Disclaimer: Copy provided free by NetGalley in exchange for an honest review
Summary: Ruth Ardingly has just been released from prison to serve out a sentence of house arrest for arson and suspected murder at her farm, The Well. Beyond its borders, some people whisper she is a witch; others a messiah. For as soon as Ruth returns to The Well, rain begins to fall on the farm. And it has not rained anywhere else in the country in over three years.
Ruth and her husband Mark had moved years before from London to this ancient idyll in the hopes of starting their lives over. But then the drought began, and as the surrounding land dried up and died, and The Well grew lush and full of life, they came to see their fortune would come at a price. From the envy of their neighbours to the mandates of the government, from the fanaticism of a religious order called the Sisters of the Rose to the everyday difficulties of staying close as husband and wife, mother and child; all these forces led to a horrifying crime: the death of their seven-year-old grandson, drowned with cruel irony in one of the few ponds left in the countryside.

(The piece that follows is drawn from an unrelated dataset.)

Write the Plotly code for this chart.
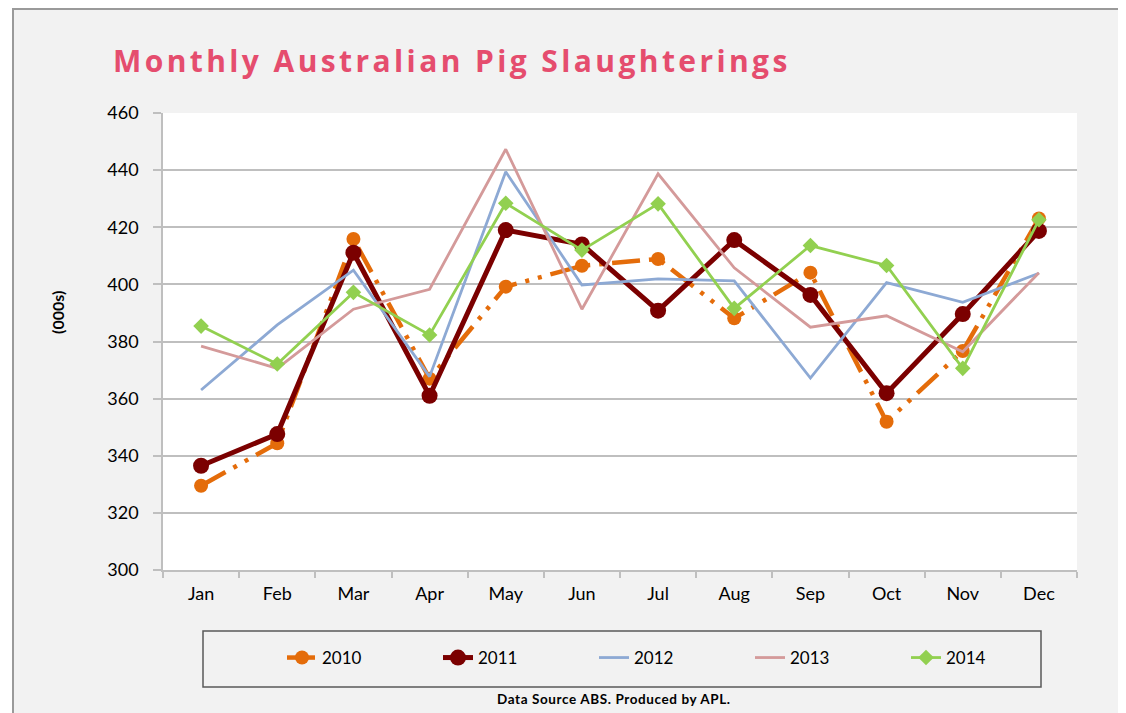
import plotly.graph_objects as go

months = ["Jan", "Feb", "Mar", "Apr", "May", "Jun", "Jul", "Aug", "Sep", "Oct", "Nov", "Dec"]
y2010 = [329.5, 344.4, 415.9, 367.0, 399.2, 406.5, 408.9, 388.1, 404.1, 351.9, 376.7, 423.1]
y2011 = [336.5, 347.6, 411.1, 361.0, 419.0, 414.0, 390.8, 415.5, 396.3, 361.9, 389.6, 418.7]
y2012 = [363.0, 385.8, 405.0, 367.7, 439.4, 399.8, 401.9, 401.2, 367.2, 400.6, 393.7, 403.9]
y2013 = [378.4, 370.6, 391.3, 398.3, 447.3, 391.3, 438.7, 405.8, 385.0, 389.0, 376.4, 404.1]
y2014 = [385.4, 372.1, 397.2, 382.3, 428.4, 412.0, 428.2, 391.6, 413.6, 406.6, 370.6, 422.6]
y_ticks = [300, 320, 340, 360, 380, 400, 420, 440, 460]

# page has an 8px body margin: figure origin sits at page (8, 8)
OFF = 8
W, H = 1126 - OFF, 713 - OFF
# plot area in page pixels
PX0, PX1, PY0, PY1 = 163, 1077, 113, 570
X0, X1, Y0, Y1 = PX0 - OFF, PX1 - OFF, PY0 - OFF, PY1 - OFF


def px(xp):
    """page x pixel -> paper fraction"""
    return (xp - OFF - X0) / (X1 - X0)


def py(yp):
    """page y pixel -> paper fraction"""
    return (Y1 - (yp - OFF)) / (Y1 - Y0)


FONT = "Lato, 'Open Sans', sans-serif"
TITLE_FONT = "'Open Sans', Lato, sans-serif"

fig = go.Figure()
fig.add_trace(go.Scatter(x=months, y=y2010, name="2010", mode="lines+markers",
                         line=dict(color="#E46C0A", width=4.5, dash="28px,9px,4px,9px,4px,9px"),
                         marker=dict(symbol="circle", size=14, color="#E46C0A")))
fig.add_trace(go.Scatter(x=months, y=y2011, name="2011", mode="lines+markers",
                         line=dict(color="#7B0000", width=5),
                         marker=dict(symbol="circle", size=16, color="#7B0000")))
fig.add_trace(go.Scatter(x=months, y=y2012, name="2012", mode="lines",
                         line=dict(color="#8DA9D4", width=2.8)))
fig.add_trace(go.Scatter(x=months, y=y2013, name="2013", mode="lines",
                         line=dict(color="#D49A9A", width=2.8)))
fig.add_trace(go.Scatter(x=months, y=y2014, name="2014", mode="lines+markers",
                         line=dict(color="#92D050", width=2.8),
                         marker=dict(symbol="diamond", size=12, color="#92D050")))

shapes = [
    # grey frame
    dict(type="rect", xref="paper", yref="paper", x0=px(12), x1=px(1140), y0=py(8), y1=py(730),
         fillcolor="#F2F2F2", line=dict(width=0), layer="below"),
    dict(type="line", xref="paper", yref="paper", x0=px(13), x1=px(13), y0=py(8), y1=py(730),
         line=dict(color="#9A9A9A", width=2), layer="below"),
    dict(type="line", xref="paper", yref="paper", x0=px(12), x1=px(1140), y0=py(9), y1=py(9),
         line=dict(color="#9A9A9A", width=2), layer="below"),
    # white plot area
    dict(type="rect", xref="paper", yref="paper", x0=0, x1=1, y0=0, y1=1,
         fillcolor="white", line=dict(width=0), layer="below"),
    # legend box
    dict(type="rect", xref="paper", yref="paper", x0=px(203), x1=px(1041), y0=py(631), y1=py(687),
         fillcolor="rgba(0,0,0,0)", line=dict(color="#5A5A5A", width=1.5), layer="below"),
]

annotations = [
    dict(text="<b>(000s)</b>", xref="paper", yref="paper", x=px(57), y=py(313),
         textangle=-90, showarrow=False, font=dict(family=FONT, size=16, color="#000000"),
         xanchor="center", yanchor="middle"),
    dict(text="<b><span style='letter-spacing:0.6px'>Data Source ABS. Produced by APL.</span></b>",
         xref="paper", yref="paper",
         x=px(614), y=py(699), showarrow=False, font=dict(family=FONT, size=13.5, color="#000000"),
         xanchor="center", yanchor="middle"),
]

fig.update_layout(
    width=W, height=H,
    margin=dict(l=X0, r=W - X1, t=Y0, b=H - Y1, autoexpand=False),
    paper_bgcolor="white",
    plot_bgcolor="white",
    title=dict(text="<b><span style='letter-spacing:3.4px'>Monthly Australian Pig Slaughterings</span></b>",
               xref="container", x=(113 - OFF) / W,
               xanchor="left", yref="container", y=1 - (61 - OFF) / H, yanchor="middle",
               font=dict(family=TITLE_FONT, size=30, color="#E54D6E")),
    shapes=shapes,
    annotations=annotations,
    showlegend=True,
    legend=dict(orientation="h", x=px(282), y=py(658), xanchor="left", yanchor="middle",
                bgcolor="rgba(0,0,0,0)", borderwidth=0, entrywidth=111, entrywidthmode="pixels",
                font=dict(family=FONT, size=17, color="#000000"), traceorder="normal"),
    xaxis=dict(type="category", categoryorder="array", categoryarray=months,
               showgrid=False, showline=True, linecolor="#BFBFBF", linewidth=1.5,
               ticks="outside", tickson="boundaries", ticklen=6, tickcolor="#BFBFBF", tickwidth=1.5,
               tickfont=dict(family=FONT, size=18, color="#000000"), ticklabelstandoff=7,
               range=[-0.5, 11.5], zeroline=False, fixedrange=True),
    yaxis=dict(range=[300, 460], tickvals=y_ticks, ticktext=[str(v) for v in y_ticks],
               showgrid=True, gridcolor="#BFBFBF", gridwidth=1.5,
               showline=True, linecolor="#BFBFBF", linewidth=1.5,
               ticks="outside", ticklen=8, tickcolor="#BFBFBF", tickwidth=1.5,
               tickfont=dict(family=FONT, size=18, color="#000000"), ticklabelstandoff=11,
               zeroline=False, fixedrange=True),
)

fig.write_html("out.html")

Now back at The Well, Ruth must piece together the tragedy that shattered her marriage, her family, and her dream. For she believes her grandson’s death was no accident, and that the murderer is among the people she trusted most. Alone except for her guards on a tiny green jewel in a world rapidly turning to dust, Ruth begins to confront her worst fears and learns what really happened in the dark heart of The Well.
Review: There was a strange, sterile feeling to this book. The set up of the background was far too slow and by the time a decent hint was given I no longer cared.The present day set up also didn’t make sense. We’re supposed to feel what at Ruth and Mark having water and rain on their farm? We haven’t been given any context or history about drought. It’s mentioned in passing and we find out there are no cows to give milk because there’s no grass but as the reader, we shouldn’t have to work so hard to figure out what’s going on.
Intrigue and fantasy elements are completely fine. I like intrigue and fantasy. Plenty of writers produce dystopian stories that absorb the reader without the reader really being aware of it. Chanter misses an ingredient with The Well. I don’t know what it is exactly but the spark isn’t there and I couldn’t bear it.